PPL’s Environmental Gardens Full of Color and Buzzing with Activity

Monarch Butterfly on Inula
Photo by Sarah Hall

 

 PPL’s Environmental Garden is in full bloom! Come to the Wallenpaupack Environmental Learning Center to witness the beauty of our gardens down by the dam! PPL prides itself in being responsible stewards of the environment. While you’re visiting the butterfly garden and hummingbird heaven areas, we hope you’ll learn something new about wetlands, butterflies, hummingbirds, and even bats.

 The garden is filled with many species to promote and support a healthy butterfly population, including Phlox (Phlox sp.), Butterfly Bush (Buddleia alternifolia), Daylily (Hemerocallis sp.), Lavender (Lavandula sp.), and many more.

Bumblebee on Butterfly Milkweed
Photo by Sarah Hall

Our garden also supports hummingbird populations with several feeders in place under the trumpet creeper (Campsis radicans), which is a natural source of nectar for hummingbirds. Hummingbirds are among the most important bird pollinators of plants in North America, so it is important to support their habitat. Learn more about how to create your own hummingbird and butterfly heaven while visiting the environmental garden at Lake Wallenpaupack!

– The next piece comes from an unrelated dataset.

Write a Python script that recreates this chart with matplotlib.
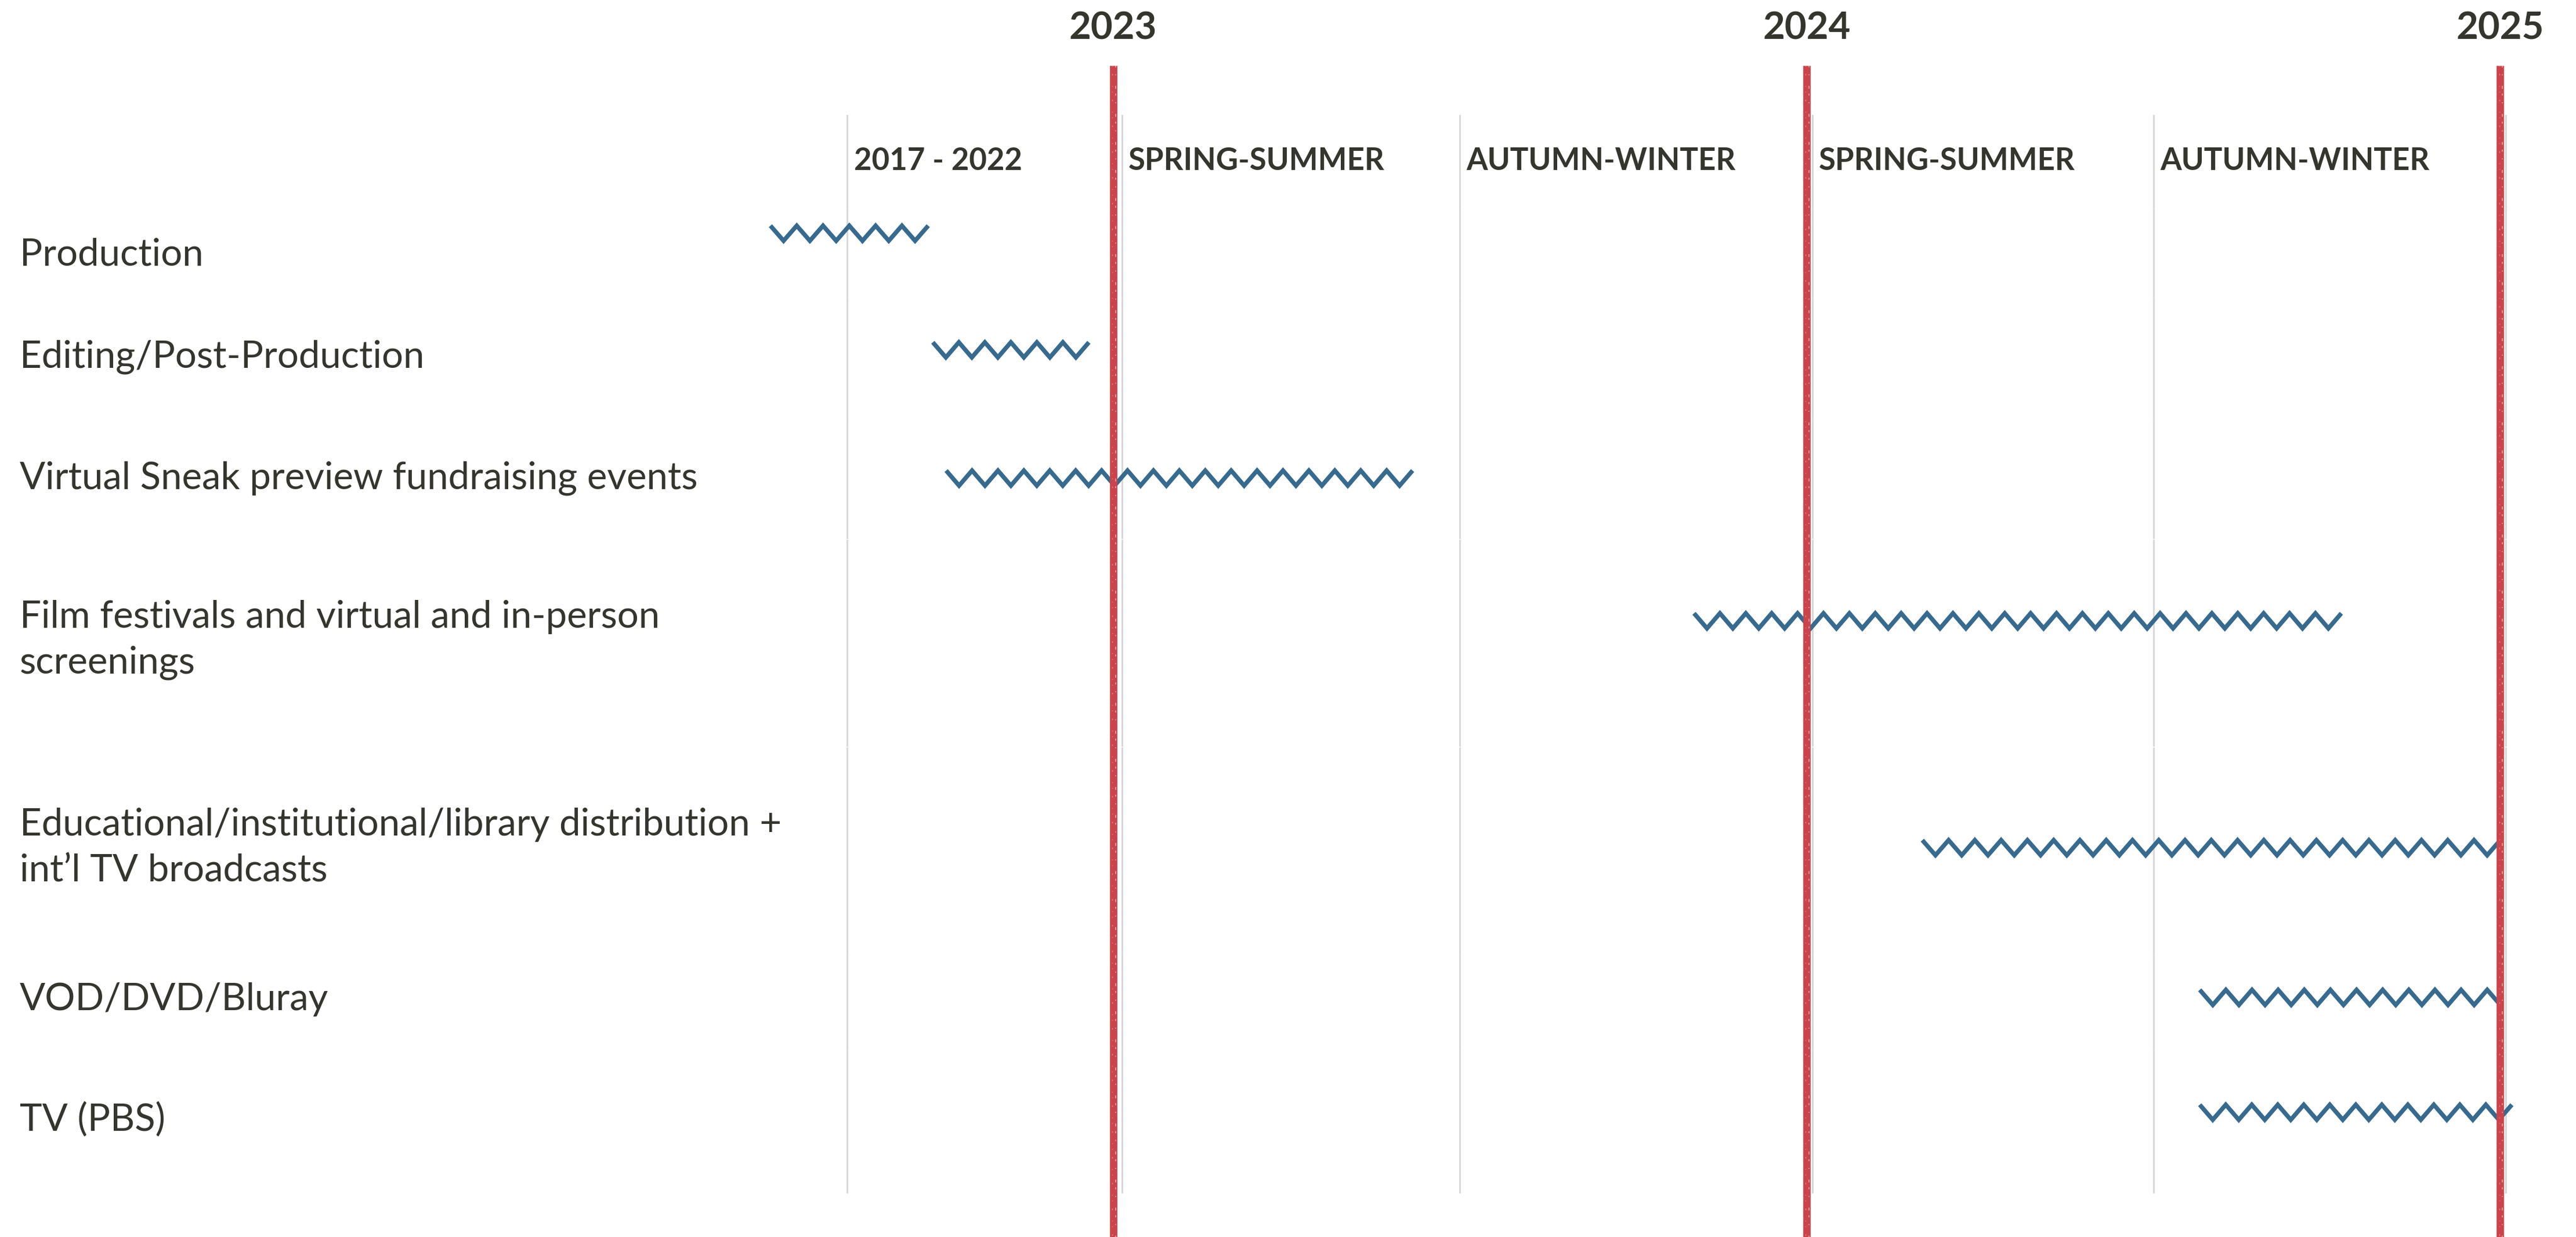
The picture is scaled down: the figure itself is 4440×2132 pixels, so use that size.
import matplotlib.pyplot as plt
import matplotlib.transforms as mtransforms
import numpy as np

plt.rcParams['font.family'] = ['Lato', 'DejaVu Sans']

TEXT_COLOR = '#34352d'
LINE_COLOR = '#376a8e'
RED = '#cb444b'
GRID = '#d6d6d6'

# activities and their spans, in months counted from January 2023
# (the 2017 - 2022 column is squeezed, as in the original timeline)
ACTIVITIES = [
    'Production',
    'Editing/Post-Production',
    'Virtual Sneak preview fundraising events',
    'Film festivals and virtual and in-person\nscreenings',
    'Educational/institutional/library distribution +\nint\u2019l TV broadcasts',
    'VOD/DVD/Bluray',
    'TV (PBS)',
]
START = [-5.93, -3.12, -2.89, 10.05, 14.0, 18.8, 18.8]
END = [-3.2, -0.42, 5.18, 21.25, 24.0, 24.0, 24.2]

PERIODS = ['2017 - 2022', 'SPRING-SUMMER', 'AUTUMN-WINTER', 'SPRING-SUMMER', 'AUTUMN-WINTER']
PERIOD_START = [-4.6, 0.15, 6, 12.1, 18]
PERIOD_END = 24.1

YEARS = ['2023', '2024', '2025']
YEAR_POS = [0, 12, 24]

# layout (vertical positions, top to bottom)
MARK_Y = [4.02, 6.03, 8.24, 10.70, 14.61, 17.19, 19.17]
LABEL_Y = [4.39, 6.15, 8.24, 11.03, 14.61, 17.22, 19.29]
ROW_EDGES = [1.97, 3.59, 5.12, 7.21, 9.29, 12.87, 16.46, 18.10, 20.56]


def zigzag(x0, x1, y, half=0.226, amp=0.13):
    n = max(int(round((x1 - x0) / half)), 1)
    xs = np.linspace(x0, x1, n + 1)
    ys = y + amp * np.where(np.arange(n + 1) % 2 == 0, -1, 1)
    return xs, ys


fig = plt.figure(figsize=(22.2, 10.66), dpi=200)
ax = fig.add_axes([0, 0, 1, 1])
ax.set_xlim(-19.26, 25.31)
ax.set_ylim(21.32, 0)
ax.axis('off')

# column dividers, broken at each row boundary
gap = 0.015
for x in PERIOD_START + [PERIOD_END]:
    for e0, e1 in zip(ROW_EDGES[:-1], ROW_EDGES[1:]):
        ax.plot([x, x], [e0 + gap, e1 - gap], color=GRID, lw=1.0, zorder=1)

# year markers
for x, yr in zip(YEAR_POS, YEARS):
    ax.plot([x, x], [1.13, 21.32], color=RED, lw=4.6, solid_capstyle='butt', zorder=3)
    ax.plot([x - 0.02, x - 0.02], [1.13, 21.32], color='white', lw=0.5, alpha=0.35,
            dashes=(1, 9, 2, 13, 1, 6), zorder=4)
    ax.plot([x + 0.04, x + 0.04], [1.13, 21.32], color='white', lw=0.6, alpha=0.5,
            dashes=(2, 7, 1, 11, 3, 5), zorder=4)
    ax.text(x, 0.68, yr, ha='center', va='baseline', fontsize=23.5, weight='bold',
            color=TEXT_COLOR)

# column headers
for x, name in zip(PERIOD_START, PERIODS):
    ax.annotate(name, (x, 2.93), xytext=(4, 0), textcoords='offset points',
                ha='left', va='baseline', fontsize=19, weight='bold', color=TEXT_COLOR)

# activity labels
lab_tr = mtransforms.blended_transform_factory(fig.transFigure, ax.transData)
for name, y in zip(ACTIVITIES, LABEL_Y):
    ax.text(0.0077, y, name, transform=lab_tr, ha='left', va='center', fontsize=23.5,
            color=TEXT_COLOR, linespacing=1.42)

# activity spans as zigzag lines
for s, e, y in zip(START, END, MARK_Y):
    xs, ys = zigzag(s, e, y)
    ax.plot(xs, ys, color=LINE_COLOR, lw=2.7, solid_joinstyle='miter',
            solid_capstyle='butt', zorder=2)

fig.savefig('out.png', dpi=200, facecolor='white')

 Directions to the Wallenpaupack Environmental Learning Center can be found at: http://www.pplweb.com/citizenship/environment/preserves/lake-wallenpaupack/programs-and-workshops.aspx

 

Winged Invasion

This past week has brought an aerial invasion of sorts. From the east coast to the midwest, Red Admiral butterflies have been showing up in numbers like never before. These striking butterflies are returning northward from wintering in the south, from Texas to Guatemala. They begin traveling north in March. With the extremely early warm weather, mony more than usual have survived the journey. Some will stay in our area to breed and lay eggs. Later in the summer months we should see a large number of the next generation of Red Admirals.